_Dataset content_
# # #

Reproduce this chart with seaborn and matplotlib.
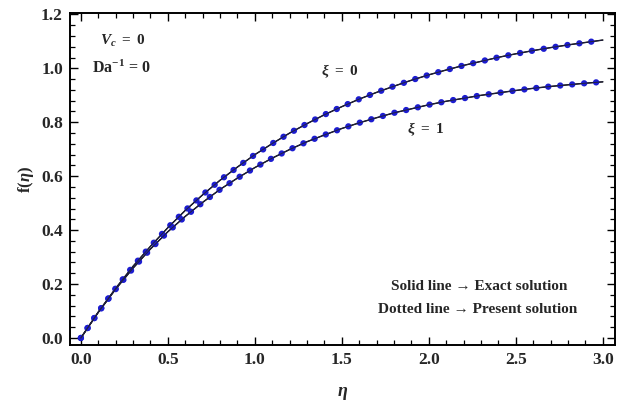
import numpy as np
import pandas as pd
import matplotlib
matplotlib.use("Agg")
import matplotlib.pyplot as plt
import seaborn as sns
from matplotlib.ticker import MultipleLocator

# ---- data ----
eta = [0.0, 0.1, 0.2, 0.3, 0.4, 0.5, 0.6, 0.7, 0.8, 0.9, 1.0,
       1.1, 1.2, 1.3, 1.4, 1.5, 1.6, 1.7, 1.8, 1.9, 2.0,
       2.1, 2.2, 2.3, 2.4, 2.5, 2.6, 2.7, 2.8, 2.9, 3.0]
f_xi0 = [0.000, 0.096, 0.184, 0.266, 0.340, 0.409, 0.473, 0.531, 0.585, 0.634, 0.680,
         0.721, 0.760, 0.795, 0.828, 0.858, 0.886, 0.911, 0.934, 0.956, 0.976,
         0.994, 1.011, 1.026, 1.041, 1.054, 1.066, 1.077, 1.087, 1.096, 1.105]
f_xi1 = [0.000, 0.095, 0.181, 0.259, 0.330, 0.394, 0.451, 0.503, 0.551, 0.593, 0.632,
         0.667, 0.699, 0.728, 0.753, 0.777, 0.798, 0.817, 0.835, 0.850, 0.865,
         0.878, 0.889, 0.900, 0.909, 0.918, 0.926, 0.933, 0.939, 0.945, 0.950]
x_ticks = [0.0, 0.5, 1.0, 1.5, 2.0, 2.5, 3.0]
y_ticks = [0.0, 0.2, 0.4, 0.6, 0.8, 1.0, 1.2]

sns.set_theme(style="ticks")
plt.rcParams["font.family"] = ["Liberation Serif", "DejaVu Serif"]
plt.rcParams["font.weight"] = "bold"
plt.rcParams["mathtext.fontset"] = "custom"
plt.rcParams["mathtext.rm"] = "Liberation Serif:bold"
plt.rcParams["mathtext.it"] = "Liberation Serif:italic:bold"
plt.rcParams["mathtext.bf"] = "Liberation Serif:bold"

fig = plt.figure(figsize=(6.24, 4.09), dpi=100)
ax = fig.add_axes([0.112, 0.1565, 0.8736, 0.8115])

df0 = pd.DataFrame({"eta": eta, "f": f_xi0})
df1 = pd.DataFrame({"eta": eta, "f": f_xi1})

blue = "#1c1cd0"
for df in (df0, df1):
    sns.lineplot(data=df, x="eta", y="f", ax=ax, color="black", lw=1.0, zorder=2)
    sns.lineplot(data=df, x="eta", y="f", ax=ax, color=blue, lw=4.6,
                 linestyle=(0, (0.01, 1.87)), zorder=3)
    ax.lines[-1].set_dash_capstyle("round")
    sns.lineplot(data=df, x="eta", y="f", ax=ax, color="#202040", lw=0.7, zorder=4)

ax.set_xlim(-0.063, 3.07)
ax.set_ylim(-0.026, 1.205)
ax.set_xticks(x_ticks)
ax.set_yticks(y_ticks)
ax.set_xticklabels([f"{v:.1f}" for v in x_ticks])
ax.set_yticklabels([f"{v:.1f}" for v in y_ticks])
ax.xaxis.set_minor_locator(MultipleLocator(0.1))
ax.yaxis.set_minor_locator(MultipleLocator(0.04))
ax.tick_params(which="both", direction="in", top=True, right=True, color="black")
ax.tick_params(which="major", length=6, width=1.0, labelsize=12.5, pad=5)
ax.tick_params(which="minor", length=3.5, width=0.9)
for lab in ax.get_xticklabels() + ax.get_yticklabels():
    lab.set_fontweight("bold")
for s in ax.spines.values():
    s.set_linewidth(1.4)
    s.set_color("black")

ax.set_xlabel(r"$\eta$", fontsize=13, labelpad=12)
ax.set_ylabel(r"f($\eta$)", fontsize=12, fontweight="bold", labelpad=4)

ax.text(0.11, 1.10, r"$V_c\ =\ 0$", fontsize=11, ha="left", va="center")
ax.text(0.063, 1.0, r"Da$^{-\mathbf{1}}$ = 0", fontsize=11.5, ha="left", va="center", fontweight="bold")
ax.text(1.49, 0.99, r"$\xi\ =\ 0$", fontsize=11, ha="center", va="center")
ax.text(1.98, 0.773, r"$\xi\ =\ 1$", fontsize=11, ha="center", va="center")
ax.text(2.29, 0.19, "Solid line → Exact solution", fontsize=11, ha="center", va="center", fontweight="bold")
ax.text(2.28, 0.104, "Dotted line → Present solution", fontsize=11, ha="center", va="center", fontweight="bold")

fig.savefig("out.png", dpi=100)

# # #

_Problem to work on_
Repeat exactly and only the lines from the start of the data above through the line that holds "from matplotlib.ticker import MultipleLocator", inclusive. Pictures do not belong in the copy.

_Task answer_
Reproduce this chart with seaborn and matplotlib.
import numpy as np
import pandas as pd
import matplotlib
matplotlib.use("Agg")
import matplotlib.pyplot as plt
import seaborn as sns
from matplotlib.ticker import MultipleLocator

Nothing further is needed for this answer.